<<<<

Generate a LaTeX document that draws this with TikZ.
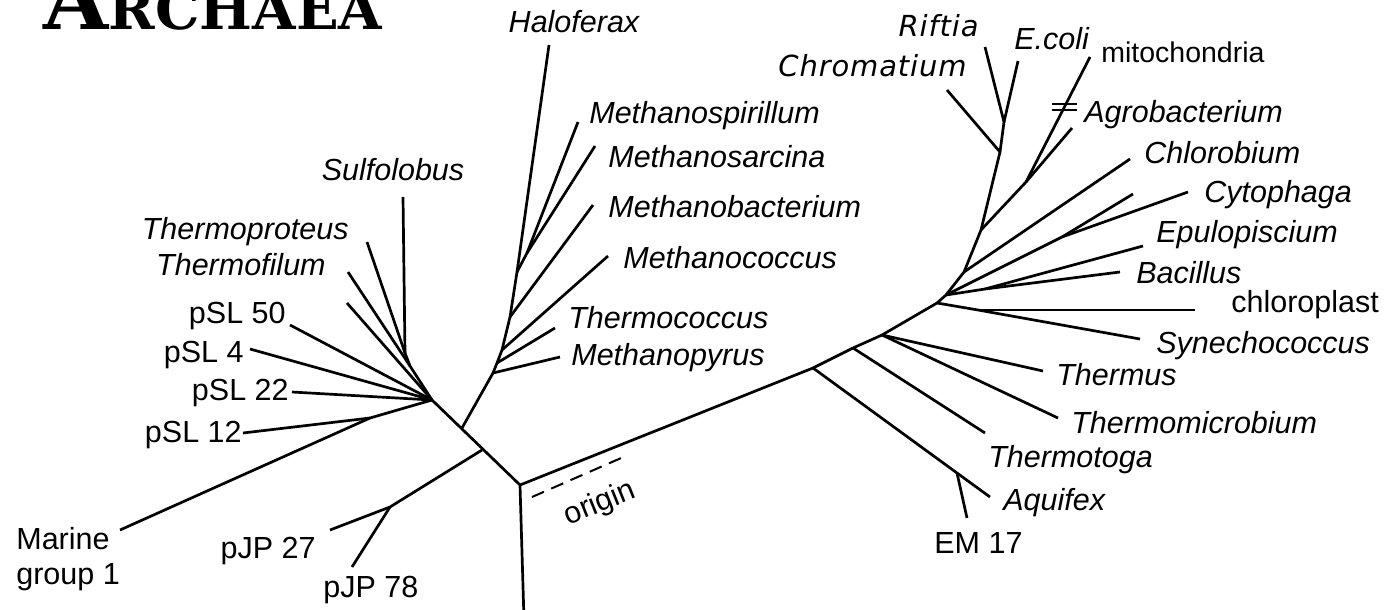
\documentclass[tikz,border=0pt]{standalone}
\usepackage{fontspec}
\setmainfont{Liberation Sans}
\newfontfamily\spacedfont[LetterSpace=3]{DejaVu Sans}
\newfontfamily\titlefont{DejaVu Serif}
\usepackage{tikz}

\begin{document}
\begin{tikzpicture}[x=1pt, y=-1pt,
    line width=2.7pt,
    every node/.style={inner sep=0pt, font=\fontsize{30.5}{35}\selectfont},
    taxon/.style={font=\fontsize{30.5}{35}\selectfont\itshape},
    clone/.style={font=\fontsize{30.5}{35}\selectfont},
    spaced/.style={font=\fontsize{29}{32}\selectfont\spacedfont\itshape}
  ]
\useasboundingbox (0,0) rectangle (1400,610);

\node[anchor=base west] (title) at (42,30)
  {\titlefont\bfseries\fontsize{84}{84}\selectfont A\fontsize{56}{56}\selectfont RCHAEA};

\coordinate (root) at (520,485);
\coordinate (euk) at (524,620);
\coordinate (arch) at (432,400);
\coordinate (eury) at (462,428);
\coordinate (pjp) at (482,450);
\coordinate (pjpn) at (390,507);
\coordinate (pjp27) at (330,530);
\coordinate (pjp78) at (352,567);
\coordinate (marn) at (370,418);
\coordinate (marine) at (120,530);
\coordinate (psl12) at (243,433);
\coordinate (psl22) at (292,392);
\coordinate (psl4) at (250,349);
\coordinate (psl50) at (290,325);
\coordinate (cren0) at (347,303);
\coordinate (crena) at (410,366);
\coordinate (crenb) at (405,353);
\coordinate (sulfo) at (403,197);
\coordinate (tproteus) at (367,242);
\coordinate (tfilum) at (348,272);

\coordinate (eu1) at (493,373);
\coordinate (eu2) at (497,363);
\coordinate (eu3) at (502,350);
\coordinate (eu4) at (510,317);
\coordinate (eu5) at (517,272);
\coordinate (eu6) at (527,253);
\coordinate (mpyrus) at (560,357);
\coordinate (tcoccus) at (555,328);
\coordinate (mcoccus) at (608,256);
\coordinate (mbact) at (593,205);
\coordinate (halo) at (549,45);
\coordinate (mspir) at (578,122);
\coordinate (msarc) at (595,146);

\coordinate (b1) at (813,368);
\coordinate (b2) at (853,348);
\coordinate (b3) at (882,335);
\coordinate (b4) at (937,303);
\coordinate (b5) at (946,295);
\coordinate (aqn) at (957,473);
\coordinate (aquifex) at (990,497);
\coordinate (em17) at (967,518);
\coordinate (tmtoga) at (985,433);
\coordinate (thermus) at (1043,371);
\coordinate (tmicro) at (1058,418);
\coordinate (cs) at (978,310);
\coordinate (syn) at (1140,339);
\coordinate (chloro) at (1195,310);
\coordinate (be) at (985,289);
\coordinate (bacillus) at (1120,272);
\coordinate (epulo) at (1143,246);
\coordinate (cy) at (1062,237);
\coordinate (cyto0) at (1133,194);
\coordinate (cyto) at (1188,192);
\coordinate (p1) at (964,272);
\coordinate (p2) at (981,230);
\coordinate (p3) at (1000,152);
\coordinate (p4) at (1004,122);
\coordinate (chlorob) at (1130,159);
\coordinate (al) at (1026,182);
\coordinate (mito) at (1090,57);
\coordinate (agro) at (1072,128);
\coordinate (chrom) at (947,90);
\coordinate (riftia) at (985,47);
\coordinate (ecoli) at (1018,61);
\coordinate (bar) at (1064,107);
\coordinate (dasha) at (532,497);
\coordinate (dashb) at (628,455);

\draw (euk) -- (root) -- (arch);
\draw (arch) -- (marn) -- (marine);
\draw (marn) -- (psl12);
\draw (arch) -- (psl22);
\draw (arch) -- (psl4);
\draw (arch) -- (psl50);
\draw (arch) -- (cren0);
\draw (arch) -- (crena) -- (crenb) -- (sulfo);
\draw (crenb) -- (tproteus);
\draw (crena) -- (tfilum);
\draw (pjp) -- (pjpn) -- (pjp27);
\draw (pjpn) -- (pjp78);
\draw (eury) -- (eu1) -- (eu2) -- (eu3) -- (eu4) -- (eu5) -- (halo);
\draw (eu1) -- (mpyrus);
\draw (eu2) -- (tcoccus);
\draw (eu3) -- (mcoccus);
\draw (eu4) -- (mbact);
\draw (eu5) -- (eu6) -- (mspir);
\draw (eu6) -- (msarc);

\draw (root) -- (b1) -- (b2) -- (b3) -- (b4) -- (b5);
\draw (b1) -- (aqn) -- (aquifex);
\draw (aqn) -- (em17);
\draw (b2) -- (tmtoga);
\draw (b3) -- (thermus);
\draw (b3) -- (tmicro);
\draw (b4) -- (cs) -- (syn);
\draw (cs) -- (chloro);
\draw (b5) -- (be) -- (bacillus);
\draw (be) -- (epulo);
\draw (b5) -- (cy) -- (cyto);
\draw (cy) -- (cyto0);
\draw (b5) -- (p1) -- (p2) -- (p3) -- (p4) -- (riftia);
\draw (p4) -- (ecoli);
\draw (p1) -- (chlorob);
\draw (p2) -- (al) -- (mito);
\draw (al) -- (agro);
\draw (p3) -- (chrom);
\draw[line width=2pt] ([xshift=-12pt,yshift=3pt]bar) -- ([xshift=13pt,yshift=3pt]bar)
  ([xshift=-12pt,yshift=-3pt]bar) -- ([xshift=13pt,yshift=-3pt]bar);
\draw[line width=2pt, dash pattern=on 13pt off 8pt] (dasha) -- (dashb);
\node[clone, rotate=22] (originlabel) at (600,504) {origin};

\node[taxon, anchor=base] (lsulfo) at (393,180) {Sulfolobus};
\node[taxon, anchor=base east] (ltproteus) at (350,239) {Thermoproteus};
\node[taxon, anchor=base east] (ltfilum) at (327,275) {Thermofilum};
\node[clone, anchor=base east] (lpsl50) at (287,323) {pSL 50};
\node[clone, anchor=base east] (lpsl4) at (245,362) {pSL 4};
\node[clone, anchor=base east] (lpsl22) at (290,400) {pSL 22};
\node[clone, anchor=base east] (lpsl12) at (243,442) {pSL 12};
\node[clone, anchor=north west, align=left] (lmarine) at (15,526) {Marine\\group 1};
\node[clone, anchor=base east] (lpjp27) at (317,558) {pJP 27};
\node[clone, anchor=base west] (lpjp78) at (322,597) {pJP 78};

\node[taxon, anchor=base] (lhalo) at (574,33) {Haloferax};
\node[taxon, anchor=base west] (lmspir) at (588,123) {Methanospirillum};
\node[taxon, anchor=base west] (lmsarc) at (607,167) {Methanosarcina};
\node[taxon, anchor=base west] (lmbact) at (607,217) {Methanobacterium};
\node[taxon, anchor=base west] (lmcoccus) at (622,268) {Methanococcus};
\node[taxon, anchor=base west] (ltcoccus) at (567,328) {Thermococcus};
\node[taxon, anchor=base west] (lmpyrus) at (570,365) {Methanopyrus};

\node[spaced, anchor=base east] (lriftia) at (980,37) {Riftia};
\node[spaced, anchor=base east] (lchrom) at (968,77) {Chromatium};
\node[taxon, anchor=base west] (lecoli) at (1013,50) {E.coli};
\node[clone, anchor=base west, font=\fontsize{28.5}{32}\selectfont] (lmito) at (1100,63) {mitochondria};
\node[taxon, anchor=base west] (lagro) at (1083,122) {Agrobacterium};
\node[taxon, anchor=base west] (lchlorob) at (1143,163) {Chlorobium};
\node[taxon, anchor=base west] (lcyto) at (1203,202) {Cytophaga};
\node[taxon, anchor=base west] (lepulo) at (1155,242) {Epulopiscium};
\node[taxon, anchor=base west] (lbacillus) at (1135,283) {Bacillus};
\node[clone, anchor=base west] (lchloro) at (1230,312) {chloroplast};
\node[taxon, anchor=base west] (lsyn) at (1155,353) {Synechococcus};
\node[taxon, anchor=base west] (lthermus) at (1055,385) {Thermus};
\node[taxon, anchor=base west] (ltmicro) at (1070,433) {Thermomicrobium};
\node[taxon, anchor=base west] (ltmtoga) at (987,467) {Thermotoga};
\node[taxon, anchor=base west] (laquifex) at (1002,510) {Aquifex};
\node[clone, anchor=base west] (lem17) at (933,553) {EM 17};
\end{tikzpicture}
\end{document}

>>>>

YOUR GOAL: Repeat the lines of the listing above verbatim, beginning at its first line and ending at the line containing "(0,0) rectangle (1400,610);", which is included. Omit pictures.

RESPONSE TO THIS TASK:
Generate a LaTeX document that draws this with TikZ.
\documentclass[tikz,border=0pt]{standalone}
\usepackage{fontspec}
\setmainfont{Liberation Sans}
\newfontfamily\spacedfont[LetterSpace=3]{DejaVu Sans}
\newfontfamily\titlefont{DejaVu Serif}
\usepackage{tikz}

\begin{document}
\begin{tikzpicture}[x=1pt, y=-1pt,
    line width=2.7pt,
    every node/.style={inner sep=0pt, font=\fontsize{30.5}{35}\selectfont},
    taxon/.style={font=\fontsize{30.5}{35}\selectfont\itshape},
    clone/.style={font=\fontsize{30.5}{35}\selectfont},
    spaced/.style={font=\fontsize{29}{32}\selectfont\spacedfont\itshape}
  ]
\useasboundingbox (0,0) rectangle (1400,610);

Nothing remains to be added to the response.